Benchmark Tokyo rubber futures rose on Wednesday toward a three-week high hit in the previous session, supported by the yen's fall from a seven-week top against the U.S. dollar, but trades were thin with many investors away for summer holidays.
The dollar extended its recovery against the yen after bouncing back from a seven-week low on the back of hawkish comments from a pair of Federal Reserve officials on Tuesday.
A weaker yen makes yen-denominated assets more affordable when purchased in other currencies.

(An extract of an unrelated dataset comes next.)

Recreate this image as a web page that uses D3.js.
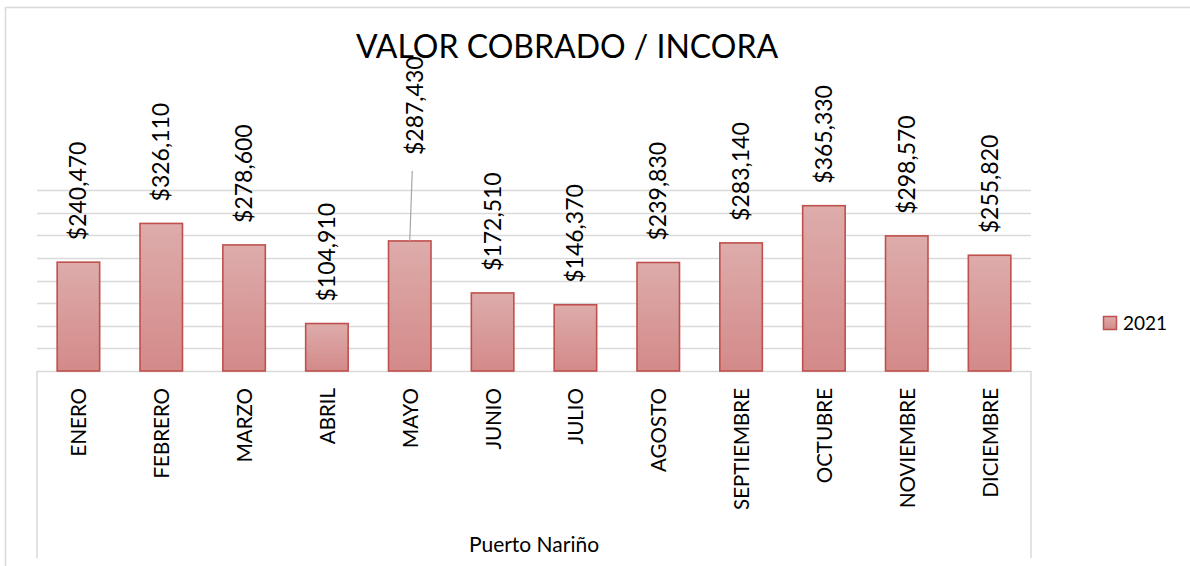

The Tokyo Commodity Exchange (TOCOM) rubber contract for January delivery finished 1.3 yen, or 0.8 percent, higher at 158.4 yen ($1.57) per kg, heading closer to a high of 160.2 yen hit in the previous session.
"The TOCOM has been stuck mostly in a range of 150 and 160 yen, with most of trades done by arbitrageurs of Tokyo and Shanghai markets," said Kaname Gokon, a strategist with Okato Shoji Co Ltd.
The TOCOM futures, which set the tone for tyre rubber prices in Southeast Asia, have been under pressure since May amid lingering concerns over slower demand in the world's top buyer, China.
"It's hard to expect the TOCOM benchmark to move out of the range any time soon, given languished trades from retail investors in Japan," Gokon said.
The most-active rubber contract on the Shanghai futures exchange for January delivery lost 45 yuan to finish at 13,065 yuan ($1,970.41) per tonne.
The front-month rubber contract on Singapore's SICOM exchange for September delivery last traded at 132.5 U.S. cents per kg, down 0.4 cent.